Nichols hated the US government and worked hand-in-hand with Timothy McVeigh in assembling and detonating the "huge, monstrous bomb," prosecutor Lou Keel said during opening statements on Monday in the state murder trial.
"These two were partners, and their business was terrorism," Keel said.
Nichols, wearing a gray sport jacket over a white, buttoned-down collar shirt, occasionally whispered to his attorneys but showed no emotion during the prosecution's opening statement.
Defense attorney Brian Hermanson countered that McVeigh and other conspirators were responsible for the bombing and Nichols was manipulated by McVeigh to take the blame.
"Timothy McVeigh set him up so McVeigh could cover up the others who acted in this conspiracy," he said.
Nichols, 48, is already serving a life sentence on federal changes for the deaths of eight federal law officers in the April 19, 1995, blast that killed 168 people. The state charges are for the 160 other victims and one victim's fetus.
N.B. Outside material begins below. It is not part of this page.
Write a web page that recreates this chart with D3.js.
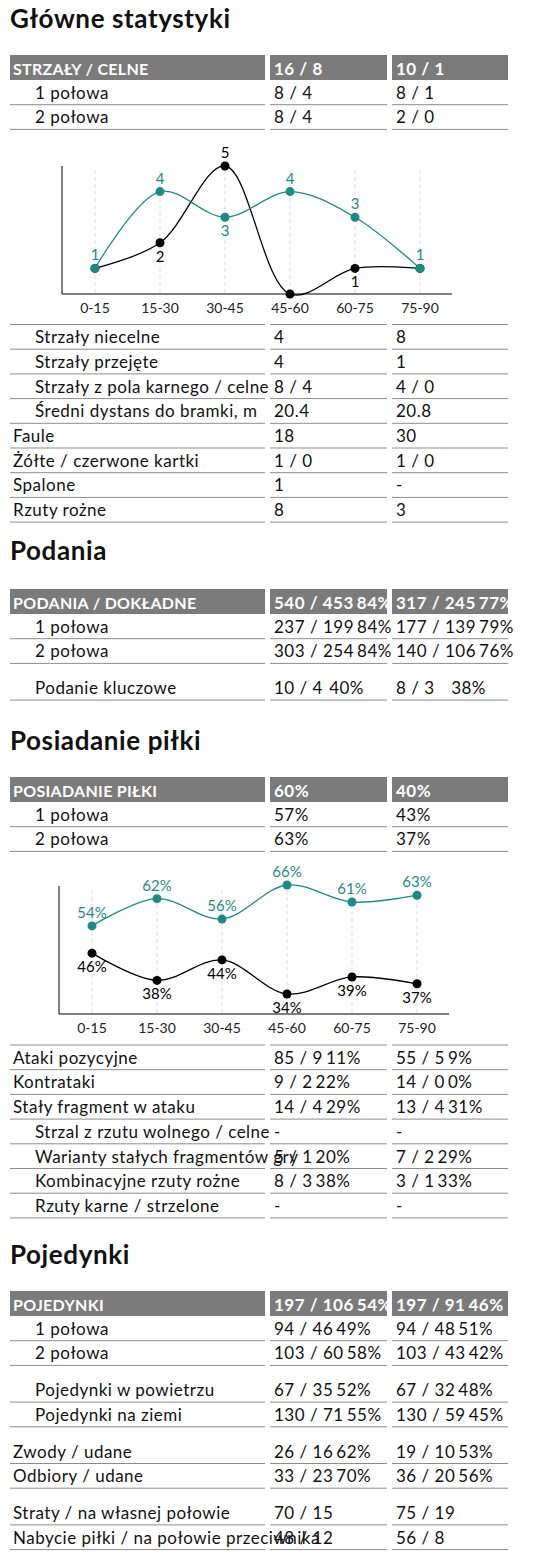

Prosecutors brought the state charges in hopes of sending Nichols to the death chamber for his role in the bombing -- the deadliest act of terrorism on US soil at the time. McVeigh was executed in 2001.
Prosecutors allege that Nichols conspired with McVeigh to build the bomb in a plot to avenge the FBI siege against the Branch Davidian sect at Waco, Texas, exactly two years earlier.
Keel said that Nichols bought 1,800kg of ammonium-nitrate fertilizer for the bomb in 1994 and stole blasting caps to set it off. Nichols, who met McVeigh in the army, also robbed an Arkansas gun dealer of weapons and gold and silver coins to help finance the plot, Keel said.
The blasting caps were stolen from a Kansas rock quarry and drill marks on a padlock at the quarry matched a drill bit found in Nichols' basement, he said.
The bomb was delivered in a Ryder truck that exploded outside the Alfred P. Murrah Federal Building. Prosecutors say Nichols helped McVeigh pack the bomb inside the truck.
"This huge, monstrous bomb was detonated right in front of that building," Keel said. He said those not killed in the initial blast died because of glass that was sent "flying like bullets."
Keel said Nichols "had long been mad at the federal government" and was outraged by the siege in Waco that killed about 80 people.
Hermanson said prosecutors were relying heavily on "assumptions and circumstantial evidence." He said the state was going to "leave things blank" in its evidence against Nichols, who was home in Kansas when the bomb went off.
The first prosecution witness was an FBI agent who searched Nichols' home two days after the bombing. Mary Jasnowski testified she found four 208-liter drums that looked like the ones prosecutors say were used in making the bomb.
She also testified that she found a receipt for 900kg of ammonium nitrate fertilizer and found small white bits of ammonium nitrate outside the house.
The trial will go on with 12 jurors and three alternates. It is expected to last four to six months.